Given data:
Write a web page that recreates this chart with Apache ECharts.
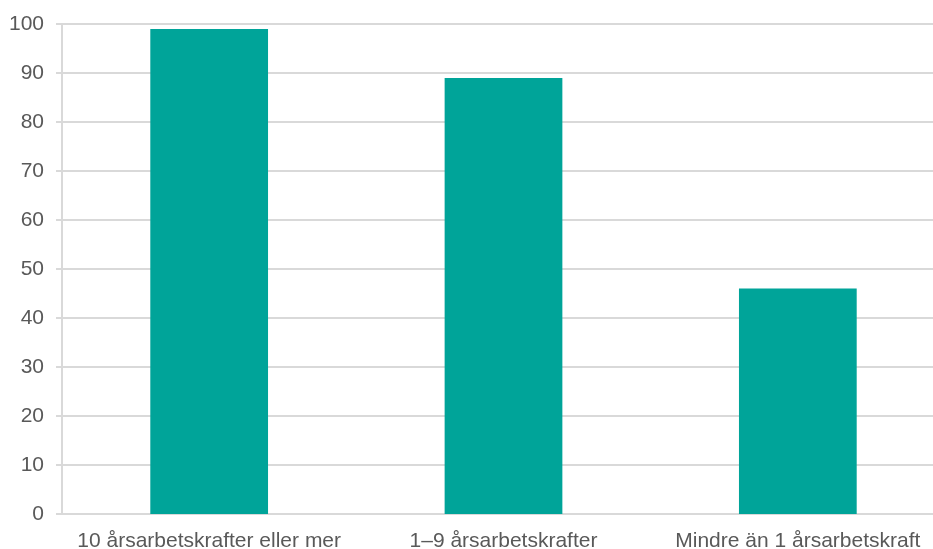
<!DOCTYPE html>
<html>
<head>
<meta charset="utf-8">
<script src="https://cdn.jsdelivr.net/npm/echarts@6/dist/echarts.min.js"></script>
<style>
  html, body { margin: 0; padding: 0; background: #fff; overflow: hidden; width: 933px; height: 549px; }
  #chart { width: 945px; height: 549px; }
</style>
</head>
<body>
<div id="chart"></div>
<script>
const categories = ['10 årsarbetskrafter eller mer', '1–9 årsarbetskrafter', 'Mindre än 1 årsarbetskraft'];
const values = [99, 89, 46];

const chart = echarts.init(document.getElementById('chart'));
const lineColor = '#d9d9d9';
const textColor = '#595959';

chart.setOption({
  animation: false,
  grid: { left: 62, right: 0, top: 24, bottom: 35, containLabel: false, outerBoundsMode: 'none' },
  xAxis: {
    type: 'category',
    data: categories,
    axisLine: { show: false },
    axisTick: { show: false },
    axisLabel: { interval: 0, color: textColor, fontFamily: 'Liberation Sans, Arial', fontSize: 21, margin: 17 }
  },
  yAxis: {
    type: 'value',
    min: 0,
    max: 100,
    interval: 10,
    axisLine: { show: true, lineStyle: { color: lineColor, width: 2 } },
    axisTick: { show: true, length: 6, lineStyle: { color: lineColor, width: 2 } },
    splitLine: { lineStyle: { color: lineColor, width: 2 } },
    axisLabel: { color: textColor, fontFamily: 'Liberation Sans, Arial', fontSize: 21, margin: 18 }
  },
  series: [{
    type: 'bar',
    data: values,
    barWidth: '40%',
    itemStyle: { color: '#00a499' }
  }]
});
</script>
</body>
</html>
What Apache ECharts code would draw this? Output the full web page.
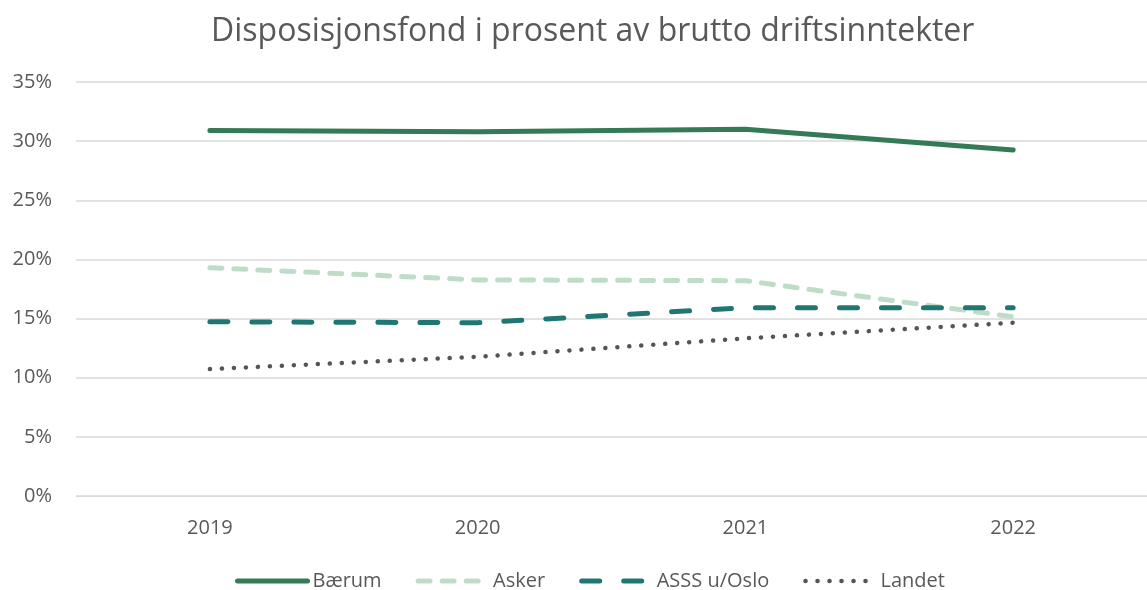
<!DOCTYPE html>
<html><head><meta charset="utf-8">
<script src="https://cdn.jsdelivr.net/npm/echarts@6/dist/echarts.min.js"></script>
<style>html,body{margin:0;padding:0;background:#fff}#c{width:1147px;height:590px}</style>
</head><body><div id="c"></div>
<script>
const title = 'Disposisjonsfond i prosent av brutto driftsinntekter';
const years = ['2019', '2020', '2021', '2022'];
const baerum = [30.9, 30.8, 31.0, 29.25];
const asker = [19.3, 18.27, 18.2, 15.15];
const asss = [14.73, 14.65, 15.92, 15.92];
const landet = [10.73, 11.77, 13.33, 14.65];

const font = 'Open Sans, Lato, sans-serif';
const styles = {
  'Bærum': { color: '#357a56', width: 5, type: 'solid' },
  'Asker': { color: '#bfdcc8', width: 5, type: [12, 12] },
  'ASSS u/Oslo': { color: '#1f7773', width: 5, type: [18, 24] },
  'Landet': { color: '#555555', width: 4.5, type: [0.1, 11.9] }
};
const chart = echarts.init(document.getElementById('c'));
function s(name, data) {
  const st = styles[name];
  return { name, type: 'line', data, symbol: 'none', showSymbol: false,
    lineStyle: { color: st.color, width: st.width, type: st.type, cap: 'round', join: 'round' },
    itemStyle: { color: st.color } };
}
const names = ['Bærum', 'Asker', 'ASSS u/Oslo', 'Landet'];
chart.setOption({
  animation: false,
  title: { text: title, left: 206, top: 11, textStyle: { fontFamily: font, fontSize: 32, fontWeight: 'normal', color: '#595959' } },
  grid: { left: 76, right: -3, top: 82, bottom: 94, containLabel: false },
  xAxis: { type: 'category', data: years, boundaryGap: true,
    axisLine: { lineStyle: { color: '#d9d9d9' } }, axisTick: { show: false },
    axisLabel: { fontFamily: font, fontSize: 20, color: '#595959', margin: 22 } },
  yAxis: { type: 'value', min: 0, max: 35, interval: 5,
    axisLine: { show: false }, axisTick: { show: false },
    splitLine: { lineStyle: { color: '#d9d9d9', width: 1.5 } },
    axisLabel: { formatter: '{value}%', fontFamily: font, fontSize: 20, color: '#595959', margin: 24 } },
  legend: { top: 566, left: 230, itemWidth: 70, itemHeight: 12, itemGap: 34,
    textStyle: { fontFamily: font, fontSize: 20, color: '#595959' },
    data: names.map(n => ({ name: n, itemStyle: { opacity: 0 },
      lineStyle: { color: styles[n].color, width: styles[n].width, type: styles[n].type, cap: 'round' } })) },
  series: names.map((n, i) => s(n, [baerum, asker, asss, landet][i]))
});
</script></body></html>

Goal:
Reproduce exactly the section that begins with the line containing "What Apache ECharts" and ends with the line containing "const landet = [10.73, 11.77, 13.33, 14.65];". Both boundary lines belong in the copy, but pictures do not.

Written answer:
What Apache ECharts code would draw this? Output the full web page.
<!DOCTYPE html>
<html><head><meta charset="utf-8">
<script src="https://cdn.jsdelivr.net/npm/echarts@6/dist/echarts.min.js"></script>
<style>html,body{margin:0;padding:0;background:#fff}#c{width:1147px;height:590px}</style>
</head><body><div id="c"></div>
<script>
const title = 'Disposisjonsfond i prosent av brutto driftsinntekter';
const years = ['2019', '2020', '2021', '2022'];
const baerum = [30.9, 30.8, 31.0, 29.25];
const asker = [19.3, 18.27, 18.2, 15.15];
const asss = [14.73, 14.65, 15.92, 15.92];
const landet = [10.73, 11.77, 13.33, 14.65];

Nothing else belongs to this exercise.